The HIV Forum hosted by the Aids Committee of Ottawa drew a large crowd at the Jock Turcot auditorium at the University of Ottawa on Sept 29.
The two-hour event included presentations from Richard Elliot, executive director of the Canadian HIV/AIDS Legal Network, local HIV activist David Hoe, Eric Mykhalovskiy, associate professor in the department of sociology at York University and Edwin Bernard, writer and consultant for UK and international HIV organizations.
The four panellists each took a different approach to HIV criminalization laws in Canada and worldwide.
Elliot spoke on the global creep of criminalization laws, of past and current cases in Canada, UN guidelines and the need for Canada to establish prosecutorial guidelines for HIV-nondisclosure cases.
David Hoe spoke on his own experiences of being a young gay man 20 years ago. He spoke of fear and the parallels between his immigrating to Canada as a gay man and having to lie about his sexuality, and the same fear that HIV-positive people feel now when coming to terms with having to disclose their HIV status.
Eric Mykhalovskiy talked about his research project, methodology and a synopsis of the findings.
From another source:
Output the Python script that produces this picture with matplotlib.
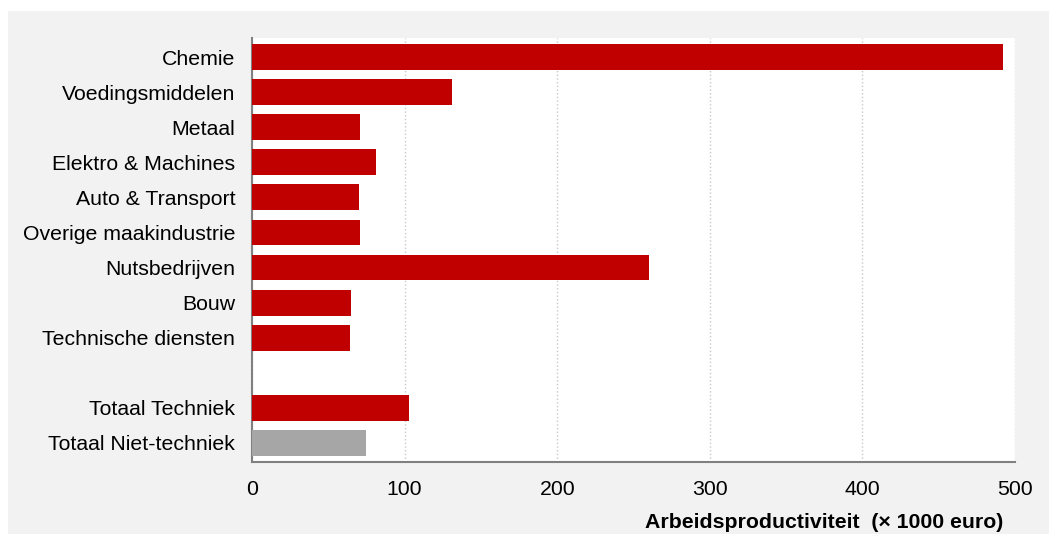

The results indicated that there was a general inclination to be vague about the definition of significant risk, a concern that disclosure does not protect people living with HIV from criminal charges and the chilling effect — the increasing disinclination of people disclosing because of the vagueness of the law.
The last speaker, Edwin Bernard, talked primarily about the criminalization guidelines adopted by England and Wales as well as existing global databases of HIV criminalization laws, an AIDS map and brief introductions to other EU countries with proactive approaches to the criminalization of HIV.
Elliot, Mykhalovskiy and Bernard also spoke at an HIV forum held in Toronto on Sept 30.